L’Islanda esercita un fascino da prima di Avventure nel mondo, almeno da Giacomo Leopardi (non certo un backpacker) in qua. E che dire poi, per venire a tempi più recenti, del grande successo della musica islandese, da Björk ai Sigur Rós, da Emiliana Torrini ai Múm o al compianto autore per il cinema Jóhann Jóhannsson? Degli islandesi viene difficile non pensare per la concentrazione del talento che siano tutti o cantanti o scrittori.

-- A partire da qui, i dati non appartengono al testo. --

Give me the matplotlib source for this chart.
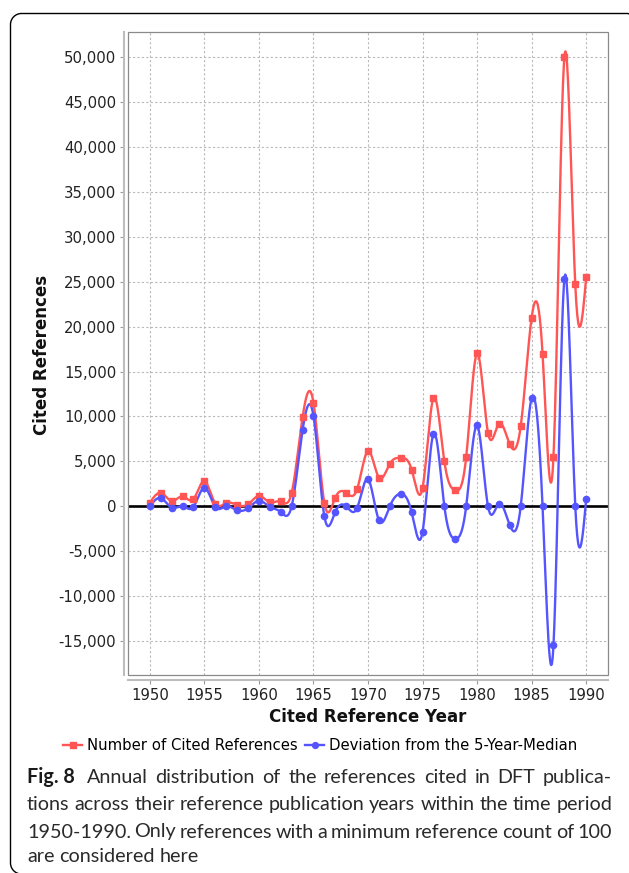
import numpy as np
import matplotlib
matplotlib.use("Agg")
import matplotlib.pyplot as plt
from matplotlib.patches import Rectangle, PathPatch
from matplotlib.path import Path
from matplotlib.lines import Line2D
from matplotlib.ticker import FuncFormatter

plt.rcParams["font.family"] = ["DejaVu Sans"]

# ---------------- data ----------------
years = list(range(1950, 1991))
cited = [400, 1500, 600, 1100, 800, 2800, 300, 370, 150, 220,
         1150, 450, 550, 1480, 9900, 11550, 370, 960, 1500, 1900,
         6150, 3200, 4740, 5400, 4070, 2040, 12070, 5000, 1780, 5480,
         17040, 8190, 9190, 6890, 8930, 21000, 17000, 5500, 50000, 24700,
         25500]
deviation = [0, 925, -150, 0, -70, 2070, -70, 0, -440, -220,
             630, -70, -630, 0, 8440, 10070, -1110, -630, 0, -200,
             3040, -1550, 0, 1400, -670, -2850, 8070, 0, -3630, 0,
             9000, 0, 300, -2110, 0, 12070, 0, -15500, 25300, 0,
             800]
x_ticks = list(range(1950, 1995, 5))
y_ticks = list(range(-15000, 55000, 5000))
series_labels = ["Number of Cited References", "Deviation from the 5-Year-Median"]
x_label = "Cited Reference Year"
y_label = "Cited References"
caption_bold = "Fig. 8"
caption_lines = [
    "Annual distribution of the references cited in DFT publica-",
    "tions across their reference publication years within the time period",
    "1950-1990. Only references with a minimum reference count of 100",
    "are considered here",
]

RED = "#ff5555"
BLUE = "#5555ff"


def natural_spline(x, y, n=24):
    x = np.asarray(x, float)
    y = np.asarray(y, float)
    h = np.diff(x)
    N = len(x)
    A = np.zeros((N - 2, N - 2))
    r = np.zeros(N - 2)
    for i in range(N - 2):
        A[i, i] = 2 * (h[i] + h[i + 1])
        if i + 1 < N - 2:
            A[i, i + 1] = h[i + 1]
            A[i + 1, i] = h[i + 1]
        r[i] = 6 * ((y[i + 2] - y[i + 1]) / h[i + 1] - (y[i + 1] - y[i]) / h[i])
    M = np.zeros(N)
    M[1:-1] = np.linalg.solve(A, r)
    xs, ys = [], []
    for i in range(N - 1):
        t = np.linspace(x[i], x[i + 1], n, endpoint=(i == N - 2))
        a = x[i + 1] - t
        b = t - x[i]
        s = (M[i] * a ** 3 + M[i + 1] * b ** 3) / (6 * h[i]) \
            + (y[i] / h[i] - M[i] * h[i] / 6) * a \
            + (y[i + 1] / h[i] - M[i + 1] * h[i] / 6) * b
        xs.append(t)
        ys.append(s)
    return np.concatenate(xs), np.concatenate(ys)


W, H = 629, 873
fig = plt.figure(figsize=(W / 100, H / 100), dpi=100)

# frame: top and left edges with rounded corners (figure pixel coords, y down)
def P(x, y):
    return (x / W, 1 - y / H)

r = 11
xl, yt, xr, yb = 10.5, 13.5, 628.0, 874.0
k = 0.5523 * r
verts = [P(xr + 6, yt + 3), P(xr, yt), P(xl + r, yt),
         P(xl + r - k, yt), P(xl, yt + r - k), P(xl, yt + r),
         P(xl, yb - r),
         P(xl, yb - r + k), P(xl + r - k, yb), P(xl + r, yb)]
codes = [Path.MOVETO, Path.LINETO, Path.LINETO,
         Path.CURVE4, Path.CURVE4, Path.CURVE4,
         Path.LINETO,
         Path.CURVE4, Path.CURVE4, Path.CURVE4]
fig.patches.append(PathPatch(Path(verts, codes), transform=fig.transFigure,
                             fill=False, edgecolor="black", linewidth=1.0))

left, right, top, bottom = 128, 608, 32, 675
ax = fig.add_axes([left / W, 1 - bottom / H, (right - left) / W, (bottom - top) / H])

ax.set_xlim(1948, 1992)
ax.set_ylim(-18790, 52820)

ax.set_xticks(x_ticks)
ax.set_yticks(y_ticks)
ax.grid(True, color="#b8b8b8", linestyle=(0, (2, 2)), linewidth=0.8)
ax.set_axisbelow(True)

ax.axhline(0, color="black", linewidth=1.9, zorder=2)

sx, sy = natural_spline(years, cited)
ax.plot(sx, sy, color=RED, linewidth=1.7, zorder=3)
ax.plot(years, cited, linestyle="none", marker="s", markersize=4.3, color=RED, zorder=4)
bx, by = natural_spline(years, deviation)
ax.plot(bx, by, color=BLUE, linewidth=1.7, zorder=3)
ax.plot(years, deviation, linestyle="none", marker="o", markersize=4.5, color=BLUE, zorder=4)

for s in ["top", "right"]:
    ax.spines[s].set_visible(False)
ax.spines["left"].set_position(("outward", 3))
ax.spines["bottom"].set_position(("outward", 3.5))
for s in ["left", "bottom"]:
    ax.spines[s].set_color("#bdbdbd")
    ax.spines[s].set_linewidth(1.5)
ax.add_patch(Rectangle((0, 0), 1, 1, transform=ax.transAxes, fill=False,
                       edgecolor="#8a8a8a", linewidth=0.9, clip_on=False, zorder=5))

ax.yaxis.set_major_formatter(FuncFormatter(lambda v, p: f"{int(v):,}"))
ax.tick_params(axis="both", colors="#9a9a9a", labelcolor="#222222", labelsize=10.7,
               length=3, width=0.8, direction="out")
ax.tick_params(axis="y", pad=2.5)
ax.tick_params(axis="x", pad=2.5)

ax.set_xlabel(x_label, fontsize=12, fontweight="bold", color="#111111", labelpad=4)
fig.text(42 / W, 1 - 355 / H, y_label, rotation=90, fontsize=12, fontweight="bold",
         color="#111111", ha="center", va="center")

handles = [Line2D([0], [0], color=RED, marker="s", markersize=4, linewidth=1.7),
           Line2D([0], [0], color=BLUE, marker="o", markersize=4.2, linewidth=1.7)]
fig.legend(handles, series_labels, loc="center", bbox_to_anchor=(320 / W, 1 - 746 / H),
           ncol=2, frameon=False, fontsize=10.7, handlelength=1.3, handletextpad=0.3,
           columnspacing=0.5, borderpad=0)

# ---------------- caption (justified) ----------------
renderer = fig.canvas.get_renderer()
cap_family = ["Lato", "DejaVu Sans"]
x_left, x_right = 27, 612
line_w = x_right - x_left


def text_w(s, size, weight="normal"):
    t = fig.text(0, 0, s, fontsize=size, fontweight=weight, family=cap_family)
    w = t.get_window_extent(renderer).width
    t.remove()
    return w


base = 12.0
cap_size = base * line_w / text_w(caption_lines[1], base)
space = text_w("a a", cap_size) - text_w("aa", cap_size)

baselines = [783, 810, 837.5, 862]


def place_line(tokens, baseline, justify):
    widths = [text_w(t, cap_size, wt) for t, wt, _ in tokens]
    gaps = [g * space for _, _, g in tokens[:-1]]
    extra = 0.0
    if justify and len(tokens) > 1:
        extra = (line_w - sum(widths) - sum(gaps)) / (len(tokens) - 1)
    x = x_left
    for i, (t, wt, _) in enumerate(tokens):
        fig.text(x / W, 1 - baseline / H, t, fontsize=cap_size, fontweight=wt,
                 family=cap_family, va="baseline", ha="left",
                 color="#1a1a1a" if wt == "bold" else "#2a2a2a")
        if i < len(tokens) - 1:
            x += widths[i] + gaps[i] + extra


tokens0 = [(caption_bold, "bold", 2)] + [(w, "normal", 1) for w in caption_lines[0].split(" ")]
place_line(tokens0, baselines[0], True)
for line, b, just in zip(caption_lines[1:], baselines[1:], [True, True, False]):
    place_line([(w, "normal", 1) for w in line.split(" ")], b, just)

fig.savefig("out.png", dpi=100)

Io personalmente guardo all’Islanda come al luogo più esotico d’Europa, di un esotismo bianco e freddo e anche un po’ folle che cerco e poi ritrovo in astinenza nelle molte serie che vanno per la maggiore sulle nostre piattaforme. Dalle serie (Trapped e Untrapped, ad esempio), ho finito per farmi la strana idea che gran parte degli islandesi siano vagamente aggressivi, come la tradizione del giallo nordico parrebbe imporre, a dispetto di una densità abitativa irrisoria. O forse, come nell’intenso apologo morale del 2013 di Storie di cavalli e di uomini di Benedikt Erlingsson (meno premiato del successo 2023 di Godland ma altrettanto bello), gli islandesi – qui colti in una zona rurale molto interna – sono solo più inflessibili e testardi nelle loro determinazioni fino all’autopunizione oltre che all’estrema risoluzione finale. E dire che in Islanda ci sono solo cinque istituti penitenziari e tutti sul modello delle “prigioni aperte”. Persino il carcere di sicurezza di Kvíabryggja tende a somigliare a un resort con attenzione alla comunità dei detenuti ed esperienze collettive votate alla rieducazione più che alla vendetta.

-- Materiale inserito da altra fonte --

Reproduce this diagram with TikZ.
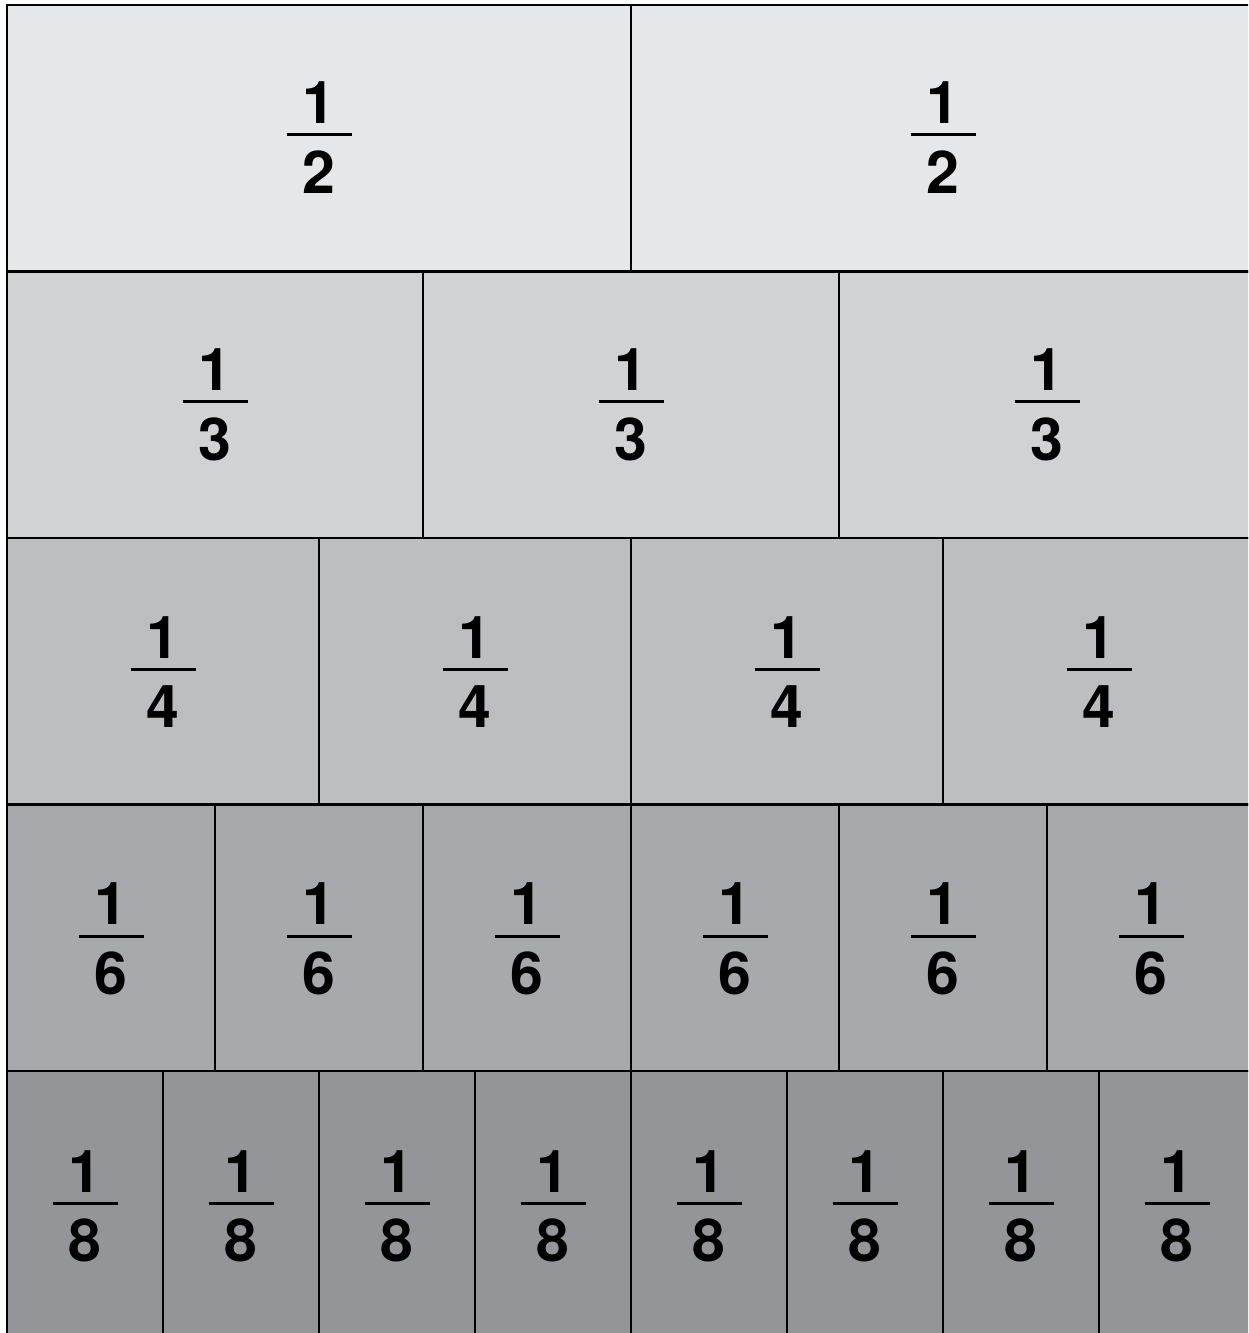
\documentclass[tikz,border=0pt]{standalone}
\usepackage{fontspec}
\setmainfont{TeX Gyre Heros}
\definecolor{rowA}{HTML}{E6E7E8}
\definecolor{rowB}{HTML}{D1D2D4}
\definecolor{rowC}{HTML}{BCBEC0}
\definecolor{rowD}{HTML}{A7A9AC}
\definecolor{rowE}{HTML}{939598}
\newcommand\fracbox[2]{\vbox{\hbox to 65pt{\hss#1\hss}\kern10pt\hrule height 3pt\kern14pt\hbox to 65pt{\hss#2\hss}}}
\tikzset{
  cell/.style={draw=black, line width=2.5pt},
  frac/.style={inner sep=0pt, font=\bfseries\fontsize{59}{59}\selectfont}
}
\begin{document}
\begin{tikzpicture}[x=1pt,y=-1pt]
\useasboundingbox (0,0) rectangle (1248,1333);
\clip (0,0) rectangle (1248,1333);
\foreach \den/\col/\r in {2/rowA/0,3/rowB/1,4/rowC/2,6/rowD/3,8/rowE/4}{
  \pgfmathsetmacro\w{1248/\den}
  \foreach \i in {1,...,\den}{
    \draw[cell, fill=\col] ({7+(\i-1)*\w},{5+\r*266.5}) rectangle ++(\w,266.5);
    \node[frac] (f\den-\i) at ({7+(\i-0.5)*\w},{5+(\r+0.5)*266.5-1+0.75*\r}) {\fracbox{1}{\den}};
  }
}
\end{tikzpicture}
\end{document}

Tornando all’esperienza del viaggio, mentre io e Federico rimaniamo invischiati nel giro torpedoni che rincorrono le attrazioni naturalistiche attraversare l’Islanda è peraltro anche un tema di sicurezza. Per chi non ci fosse mai stato, i pericoli sono dietro le curve di strade in buona parte non asfaltate. Attraversando i fiordi del nord-est in compagnia di un poliziotto spagnolo che mi ha dato un passaggio per un paio di giorni riportandomi poi in una città da cui avrei ripreso il pullman a cui mi sono abbonato per un giro a periplo dell’isola, ho scoperto quanto può essere impervia la vita dell’automobilista in questa terra nordica. Pompe per il rifornimento rare e a rischio per il serbatoio della Suzuki Jimny noleggiata, spianate e curve sdrucciolevoli con improvvisi salti a rischio di colpi di frusta. Particolarmente interessante è, da questo punto di vista e in generale, il lavoro del rescue team islandese ICE-SAR, composto da volontari che si occupano di intervenire se ci sono problemi e i turisti ne causano diversi, inquinamento a parte. Uno di loro mi ha raccontato di un gruppo di turisti che ha pensato bene di organizzare un pic nic su un iceberg che poi si è mosso tanto che quelli di ICE-SAR sono dovuti intervenire per portarli in salvo dal finale probabile (se fossero caduti in acqua sarebbero morti in 10 minuti!).
Come racconta lo scrittore e poeta islandese Andri Snær Magnason nel Il tempo e l’acqua (Iperborea), un saggio narrativo in cui interroga il futuro del mondo «i cambiamenti che abbiamo davanti sono molto più grandi di quelli cui la nostra mente è abituata, più impegnativi di qualsiasi nostra esperienza precedente, più complessi del nostro linguaggio e delle metafore che utilizziamo per orientarci nella realtà. Succede qualcosa di simile quando proviamo a registrare i suoni prodotti da un’eruzione vulcanica. Oltre un certo livello, quasi tutte le apparecchiature non distinguono più i singoli suoni e non registrano altro che un ronzio. Ecco, per molti di noi l’espressione “cambiamenti climatici” è come quel ronzio, rumore bianco».
Può avere un senso quindi prima di partire per un viaggio in Islanda, oltre che riflettere sui comportamenti corretti da adottare in natura – qualsiasi natura – dare un’occhiata al sito per la sicurezza.